▸ INSTRUCTIONS FOR THE TASK: From the entries below, please gather each line containing the string "document".

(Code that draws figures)
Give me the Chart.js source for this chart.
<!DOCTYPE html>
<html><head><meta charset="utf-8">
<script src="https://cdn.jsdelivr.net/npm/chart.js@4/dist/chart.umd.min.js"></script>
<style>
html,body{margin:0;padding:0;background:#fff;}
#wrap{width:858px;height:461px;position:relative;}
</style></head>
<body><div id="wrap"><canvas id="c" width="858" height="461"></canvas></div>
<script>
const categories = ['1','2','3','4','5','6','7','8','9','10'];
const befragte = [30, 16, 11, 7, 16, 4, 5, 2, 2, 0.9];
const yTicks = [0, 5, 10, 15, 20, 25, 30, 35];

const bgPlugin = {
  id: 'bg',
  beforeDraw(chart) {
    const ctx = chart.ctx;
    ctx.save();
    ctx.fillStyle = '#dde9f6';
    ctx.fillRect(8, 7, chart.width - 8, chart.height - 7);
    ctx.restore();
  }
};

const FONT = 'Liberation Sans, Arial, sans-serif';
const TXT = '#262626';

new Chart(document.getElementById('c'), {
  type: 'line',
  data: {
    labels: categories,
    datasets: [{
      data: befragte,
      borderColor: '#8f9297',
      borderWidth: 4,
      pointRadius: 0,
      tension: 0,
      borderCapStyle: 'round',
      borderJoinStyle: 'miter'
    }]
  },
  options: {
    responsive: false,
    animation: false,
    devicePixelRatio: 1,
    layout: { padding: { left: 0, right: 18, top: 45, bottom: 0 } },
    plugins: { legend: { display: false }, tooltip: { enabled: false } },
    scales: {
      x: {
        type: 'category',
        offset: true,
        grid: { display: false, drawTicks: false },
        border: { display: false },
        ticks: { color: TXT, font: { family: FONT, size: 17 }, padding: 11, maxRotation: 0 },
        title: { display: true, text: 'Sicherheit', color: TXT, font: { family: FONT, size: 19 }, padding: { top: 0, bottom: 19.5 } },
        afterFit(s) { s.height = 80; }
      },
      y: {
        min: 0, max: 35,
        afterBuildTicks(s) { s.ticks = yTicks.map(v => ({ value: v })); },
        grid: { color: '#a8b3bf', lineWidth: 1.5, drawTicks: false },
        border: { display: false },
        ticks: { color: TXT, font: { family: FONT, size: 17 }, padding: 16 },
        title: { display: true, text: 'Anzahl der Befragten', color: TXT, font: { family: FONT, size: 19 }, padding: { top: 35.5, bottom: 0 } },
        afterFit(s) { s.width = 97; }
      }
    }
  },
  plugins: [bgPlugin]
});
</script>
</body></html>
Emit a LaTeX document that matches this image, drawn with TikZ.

▸ RESULT FOR THIS EXERCISE:
new Chart(document.getElementById('c'), {
Emit a LaTeX document that matches this image, drawn with TikZ.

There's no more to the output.